I staggered out of the van, unkempt simply to spite the General for dragging me on this trip, I was sick, and still wearing the shirt that I sleep in, a hat over my eyes when I raised my head.
Two rows of students, hundreds long, television cameras, and every school official greeted Sherkhan and I. We walked by the welcoming students with our mouths hanging open. All this was for us? Then we entered a small room packed with students. We sat at a round-table as two students MCed. The welcomed us with the cameras rolling. Two more students sang for us. Then we were asked to speak. We did, and answered many questions. When we sat back down, the school officials asked us some more questions. I was asked whether Bush's "No Child Left Behind" was simply political propaganda, and I said that I felt it was. After that, we took tons of photos. Pretty girls grabbed me to have their picture taken with me. Guys grabbed my ass for some reason. We thought we shit like money.
Next we had a fansy Chinese lunch. After lunch we were checked into a hotel for 30 minutes. That's classy! You know you've hit the big time when that happens! They actually wanted us to "have a wash" (take a bath in a bath house) and made constant remarks about prostitutes and the beauty of Chinese girls. Walking up to the hotel room, we were quite nervous that there be hookers awaiting our arrival. We shitted-showered-and-rested.

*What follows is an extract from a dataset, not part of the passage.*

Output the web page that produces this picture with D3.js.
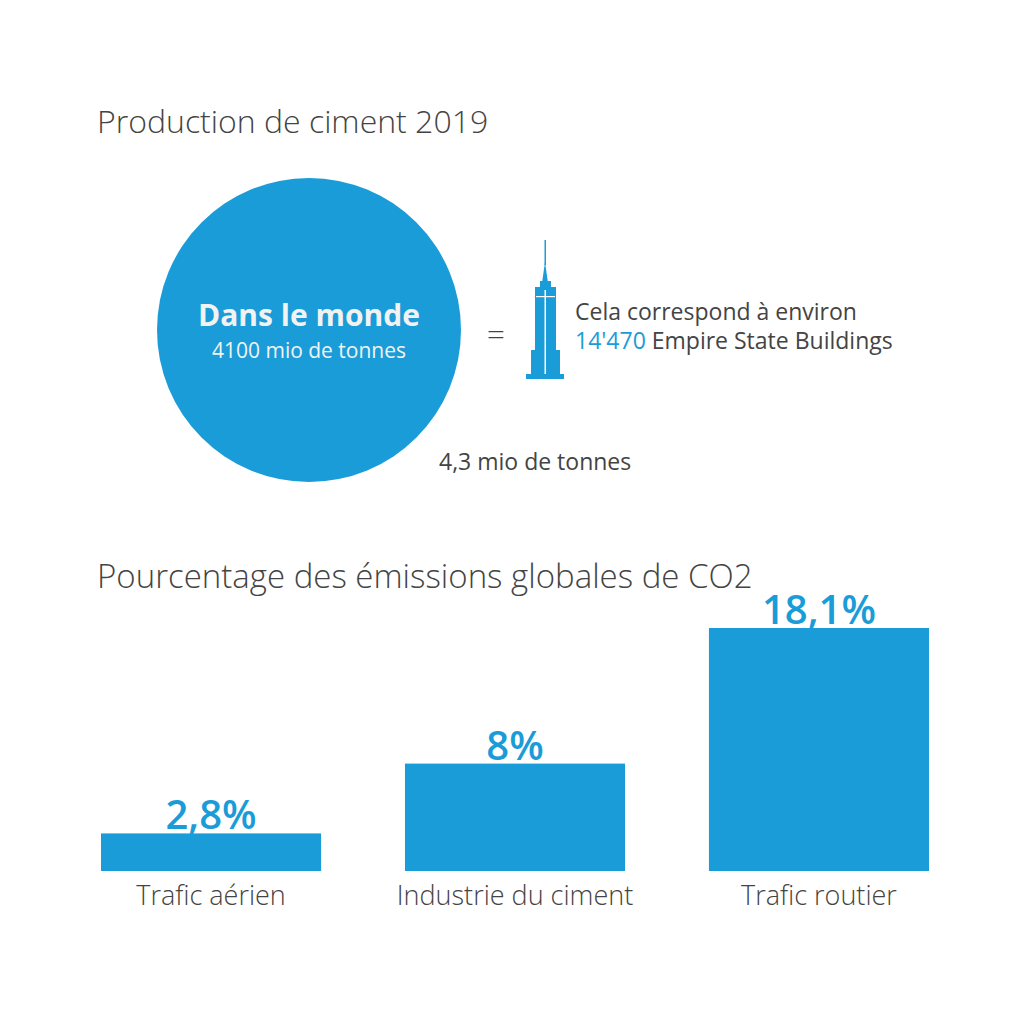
<!DOCTYPE html><html><head><meta charset="utf-8"><script src="https://cdn.jsdelivr.net/npm/d3@7"></script>
<style>body{margin:0;background:#fff}text{font-family:"Open Sans",Lato,sans-serif}</style></head><body><svg id="c" width="1024" height="1024"></svg>
<script>
const categories=["Trafic aérien","Industrie du ciment","Trafic routier"];
const values=[2.8,8,18.1];
const valueLabels=["2,8%","8%","18,1%"];
const worldProduction=4100;
const blue="#1a9cd8", grey="#444";
const svg=d3.select("#c");
svg.append("rect").attr("width",1024).attr("height",1024).attr("fill","#fff");
svg.append("text").attr("x",97).attr("y",133).attr("font-size",32).attr("fill",grey).attr("font-weight",300).text("Production de ciment 2019");
const r=d3.scaleSqrt().domain([0,worldProduction]).range([0,152]);
svg.append("circle").attr("cx",309).attr("cy",330).attr("r",r(worldProduction)).attr("fill",blue);
svg.append("text").attr("x",309).attr("y",326).attr("text-anchor","middle").attr("font-size",30).attr("font-weight",700).attr("fill","#f2f2f2").text("Dans le monde");
svg.append("text").attr("x",309).attr("y",358).attr("text-anchor","middle").attr("font-size",21).attr("fill","#f2f2f2").text("4100 mio de tonnes");
svg.append("text").attr("x",496).attr("y",345).attr("text-anchor","middle").attr("font-size",32).attr("fill",grey).attr("font-weight",300).text("=");
const b=svg.append("g").attr("fill",blue);
b.append("rect").attr("x",544.5).attr("y",240).attr("width",1.5).attr("height",25);
b.append("path").attr("d","M542,283 L545,262 L548,283 Z");
b.append("rect").attr("x",540).attr("y",281).attr("width",11).attr("height",6);
b.append("rect").attr("x",535).attr("y",287).attr("width",21).attr("height",80);
b.append("rect").attr("x",531).attr("y",350).attr("width",29).attr("height",24);
b.append("rect").attr("x",526).attr("y",374).attr("width",38).attr("height",5);
b.append("rect").attr("x",544.5).attr("y",290).attr("width",1.5).attr("height",84).attr("fill","#fff");
b.append("rect").attr("x",536).attr("y",296).attr("width",19).attr("height",1.2).attr("fill","#fff");
svg.append("text").attr("x",575).attr("y",320).attr("font-size",23).attr("fill",grey).text("Cela correspond à environ");
const t2=svg.append("text").attr("x",575).attr("y",349).attr("font-size",23).attr("fill",grey);
t2.append("tspan").attr("fill",blue).text("14'470");
t2.append("tspan").text(" Empire State Buildings");
svg.append("text").attr("x",439).attr("y",470).attr("font-size",23).attr("fill",grey).text("4,3 mio de tonnes");
svg.append("text").attr("x",97).attr("y",588).attr("font-size",33).attr("fill",grey).attr("font-weight",300).text("Pourcentage des émissions globales de CO2");
const x=d3.scaleBand().domain(categories).range([101,929]).paddingInner(0.276);
const y=d3.scaleLinear().domain([0,18.1]).range([871,628]);
const g=svg.append("g");
g.selectAll("rect").data(values).join("rect").attr("x",(d,i)=>x(categories[i])).attr("y",d=>y(d)).attr("width",x.bandwidth()).attr("height",d=>871-y(d)).attr("fill",blue);
g.selectAll(".v").data(values).join("text").attr("x",(d,i)=>x(categories[i])+x.bandwidth()/2).attr("y",d=>y(d)-4).attr("text-anchor","middle").attr("font-size",40).attr("font-weight",600).attr("fill",blue).text((d,i)=>valueLabels[i]);
g.selectAll(".c").data(categories).join("text").attr("x",d=>x(d)+x.bandwidth()/2).attr("y",905).attr("text-anchor","middle").attr("font-size",27).attr("fill",grey).attr("font-weight",300).text(d=>d);
</script></body></html>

Our visits to each and every class was another ego-booster. They whisped Sherkhan from my side and I would not see him for several hours. I visited each class, amounting to about half the school, for ten minutes each, giving the same introduction and answering the same questions again and again. Each person in each class wanted to get a picture taken with me. By the end I had a headache from all of the flashes. One photographer with a digital camera needed to change the batteries twice.
Then we were taken to another city and had a fansy Chinese dinner. After dinner, the General offered to take us to "get our feet washed, heh heh heh." General Dipshit is very creepy. Then a school official who talks like he's James Earl Jones (the black actor, not the guy who shot Dr. Martin Luther King), talked about how beautiful Chinese girls are, with a smirk on his face. Great, another possible hooker situation! Luckily, they simply washed our feet and massaged our feet and legs.
The first school only has 2,000 students, the second school has 13,000 students. Sherkhan thought that we'd be celebrities again on Saturday. I figured our day in the sun was over.